On March 8, 1921, an employee of the O’Laughlin Stone Company discovered the body of a young boy floating in a quarry pond in Waukesha.
The child, estimated to be between five and seven years old, had blond hair and brown eyes. He was well dressed, but every clothing label had been deliberately cut out, suggesting someone had tried to prevent the items from being traced.
The press dubbed the unidentified child “Little Lord Fauntleroy,” after the character from the novel Little Lord Fauntleroy. Because of his fine clothing, investigators assumed he came from a well-off family and would soon be identified. He never was.
An autopsy found very little water in his lungs and a blunt-force wound to the top of his head, suggesting he had been killed before being placed in the pond.

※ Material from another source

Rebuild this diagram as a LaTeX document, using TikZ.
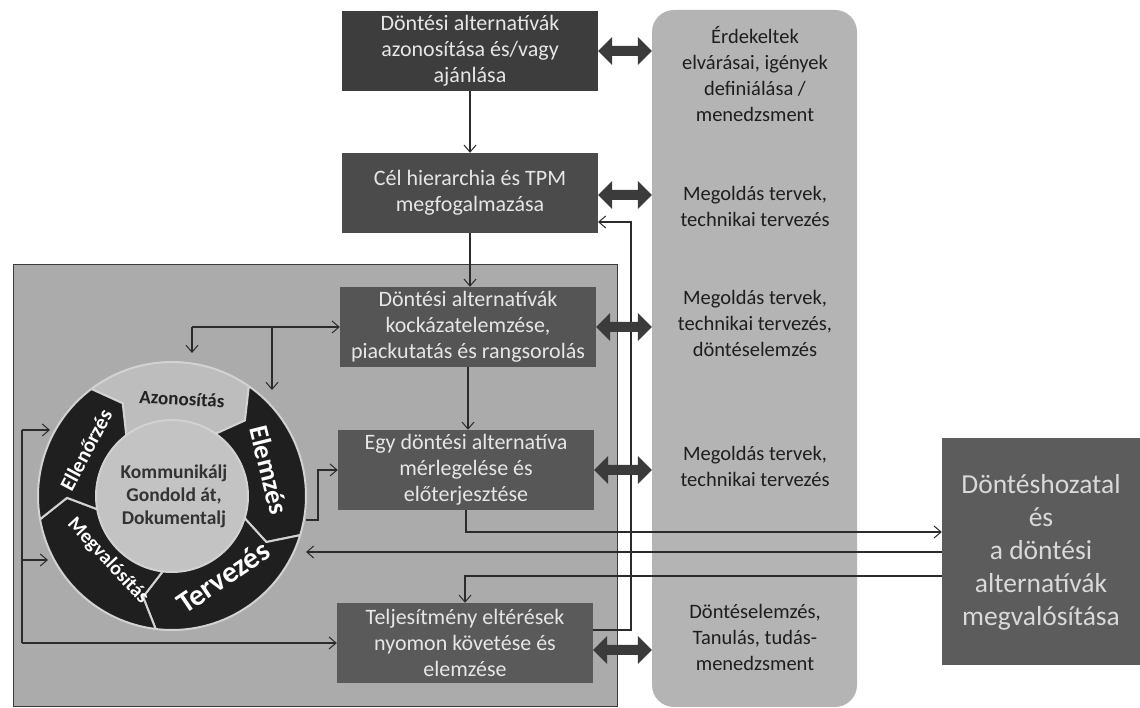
\documentclass[tikz,border=0pt]{standalone}
\usepackage{fontspec}
\setmainfont{Carlito}
\usetikzlibrary{calc,arrows.meta}
\definecolor{graypanel}{HTML}{ABABAB}
\definecolor{panelborder}{HTML}{3A3A3A}
\definecolor{rightpanel}{HTML}{B4B4B4}
\definecolor{bonec}{HTML}{3D3D3D}
\definecolor{btwoc}{HTML}{4B4B4B}
\definecolor{bthreec}{HTML}{555555}
\definecolor{bfourc}{HTML}{575757}
\definecolor{bfivec}{HTML}{5A5A5A}
\definecolor{dboxc}{HTML}{5C5C5C}
\definecolor{boxtext}{HTML}{E6E6E6}
\definecolor{dtext}{HTML}{D9D9D9}
\definecolor{ptextc}{HTML}{1E1E1E}
\definecolor{linec}{HTML}{2B2B2B}
\definecolor{dblc}{HTML}{3B3B3B}
\definecolor{segdark}{HTML}{1F1F1F}
\definecolor{azc}{HTML}{BDBDBD}
\definecolor{centc}{HTML}{C3C3C3}
\definecolor{gapc}{HTML}{D2D2D2}
\definecolor{ctext}{HTML}{333333}
\definecolor{ringdark}{HTML}{222222}
\newcommand{\dblarrow}[2]{%
  \fill[dblc] (#1) -- ++(14,14) -- ++(0,-9) -- ($(#2)+(-14,5)$) -- ++(0,9) -- (#2)
    -- ++(-14,-14) -- ++(0,9) -- ($(#1)+(14,-5)$) -- ++(0,-9) -- cycle;}
\newcommand{\ringseg}[3]{%
  \filldraw[fill=#3, draw=gapc, line width=2pt, line join=round]
    ($(cc)+(#1:134)$) arc[start angle=#1, end angle=#2, radius=134]
    -- ($(cc)+({#2-9}:105)$) -- ($(cc)+(#2:76)$)
    arc[start angle=#2, end angle=#1, radius=76]
    -- ($(cc)+({#1-9}:105)$) -- cycle;}
\begin{document}
\begin{tikzpicture}[x=1pt,y=1pt,
  box/.style={fill=#1, minimum width=256pt, minimum height=80pt, inner sep=2pt,
    align=center, text=boxtext, font=\fontsize{22}{26}\selectfont},
  ptext/.style={align=center, text=ptextc, font=\fontsize{20.5}{26}\selectfont},
  ringlbl/.style={inner sep=0pt, text=white, font=\fontsize{#1}{#1}\selectfont\bfseries},
  conn/.style={draw=linec, line width=1.1pt},
  arr/.style={conn, -{Straight Barb[length=7pt,width=12pt,line width=1pt]}},
]
\useasboundingbox (0,0) rectangle (1140,708);
\fill[white] (0,0) rectangle (1140,708);

% panels
\node[draw=panelborder, line width=0.8pt, fill=graypanel, minimum width=604pt,
  minimum height=442pt, inner sep=0pt] (lp) at (315,223) {};
\node[fill=rightpanel, rounded corners=22pt, minimum width=205pt,
  minimum height=697pt, inner sep=0pt] (rp) at (754.5,349.5) {};

% panel texts
\node[ptext] (t1) at (755,634) {Érdekeltek\\elvárásai, igények\\definiálása /\\menedzsment};
\node[ptext] (t2) at (755,502) {Megoldás tervek,\\technikai tervezés};
\node[ptext] (t3) at (755,385) {Megoldás tervek,\\technikai tervezés,\\döntéselemzés};
\node[ptext] (t4) at (755,242) {Megoldás tervek,\\technikai tervezés};
\node[ptext] (t5) at (755,71) {Döntéselemzés,\\Tanulás, tudás-\\menedzsment};

% ring
\coordinate (cc) at (172,212);
\fill[centc] (cc) circle (76);
\ringseg{127}{55}{azc}
\ringseg{55}{-17}{segdark}
\ringseg{-17}{-97}{segdark}
\ringseg{-97}{-170}{segdark}
\ringseg{190}{127}{segdark}
\node[align=center, font=\fontsize{19.5}{23}\selectfont\bfseries, text=ctext] (ctr)
  at (174,212) {Kommunikálj\\Gondold át,\\Dokumentalj};
\node[ringlbl=19, text=ringdark, rotate=-3] (lAz) at (182,309) {Azonosítás};
\node[ringlbl=27, rotate=-76] (lEl) at (269,238) {Elemzés};
\node[ringlbl=30, rotate=34] (lTe) at (223,131) {Tervezés};
\node[ringlbl=20, rotate=-47] (lMe) at (108,147) {Megvalósítás};
\node[ringlbl=21, rotate=62] (lEn) at (86,258) {Ellenőrzés};

% connectors (behind boxes)
\coordinate (fbx) at (631,0);
\coordinate (fbs) at (592.5,78);
\draw[arr] (fbs) -- (fbs -| fbx) |- (598,486);
\node[box=dboxc, minimum width=198pt, minimum height=227pt, text=dtext,
  font=\fontsize{27.5}{33}\selectfont] (D) at (1041,156)
  {Döntéshozatal\\és\\a döntési\\alternatívák\\megvalósítása};
\coordinate (dIn) at ($(D.west)+(0,20)$);
\coordinate (dOut) at ($(D.west)+(0,-24)$);
\coordinate (cyR) at (306,156);
\draw[arr] (D.west) -- (cyR);

% boxes
\node[box=bonec] (b1) at (470,657) {Döntési alternatívák\\azonosítása és/vagy\\ajánlása};
\node[box=btwoc] (b2) at (470,515) {Cél hierarchia és TPM\\megfogalmazása};
\node[box=bthreec] (b3) at (468,381) {Döntési alternatívák\\kockázatelemzése,\\piackutatás és rangsorolás};
\node[box=bfourc] (b4) at (466,238) {Egy döntési alternatíva\\mérlegelése és\\előterjesztése};
\node[box=bfivec] (b5) at (465,65) {Teljesítmény eltérések\\nyomon követése és\\elemzése};

\draw[arr] (b1.south) -- (b2.north);
\draw[arr] (b2.south) -- (b2.south |- b3.north);
\draw[arr] (b3.south) -- (b3.south |- b4.north);
\draw[arr] (b4.south) |- (dIn);
\draw[arr] (dOut) -| (b5.north);

% cycle connectors
\coordinate (lj) at (192,381);
\coordinate (lk) at (272,381);
\coordinate (azIn) at (192,355);
\coordinate (elIn) at (272,318);
\draw[arr] (lj) -- (b3.west);
\draw[arr] (lj) -- (azIn);
\draw[arr] (lk) -- (elIn);
\coordinate (elOut) at (306,188);
\draw[arr] (elOut) -- ++(12,0) |- (b4.west);
\coordinate (lt) at (22,278);
\coordinate (lm) at (22,148);
\coordinate (lb) at (22,65);
\coordinate (ellIn) at (50,278);
\coordinate (megIn) at (48,148);
\draw[conn] (lt) -- (lb);
\draw[arr] (lt) -- (ellIn);
\draw[arr] (lm) -- (megIn);
\draw[arr] (lb) -- (b5.west);

% double arrows
\coordinate (a1l) at (b1.east); \coordinate (a1r) at (b1.east -| rp.west);
\coordinate (a2l) at ($(b2.east)+(0,-2)$); \coordinate (a2r) at (a2l -| rp.west);
\coordinate (a3l) at (b3.east); \coordinate (a3r) at (b3.east -| rp.west);
\coordinate (a4l) at (b4.east); \coordinate (a4r) at (b4.east -| rp.west);
\coordinate (a5l) at ($(b5.east)+(0,-7)$); \coordinate (a5r) at (a5l -| rp.west);
\dblarrow{a1l}{a1r}
\dblarrow{a2l}{a2r}
\dblarrow{a3l}{a3r}
\dblarrow{a4l}{a4r}
\dblarrow{a5l}{a5r}
\end{tikzpicture}
\end{document}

In 1949, a medical examiner in Milwaukee proposed that the boy might have been Homer Lemay, a six-year-old who disappeared around the same time. Homer’s father claimed he had left the boy with friends in Chicago who later took him to Argentina, where he supposedly died in a car accident. Investigators found no evidence of the family, the accident, or any record of such a death.
The examiner urged that the boy be exhumed to test the theory, but local officials decided to let the child rest in peace. At the time, forensic testing was limited, and there were no known relatives to compare against anyway.
More than a century later, the child known as Little Lord Fauntleroy remains unidentified.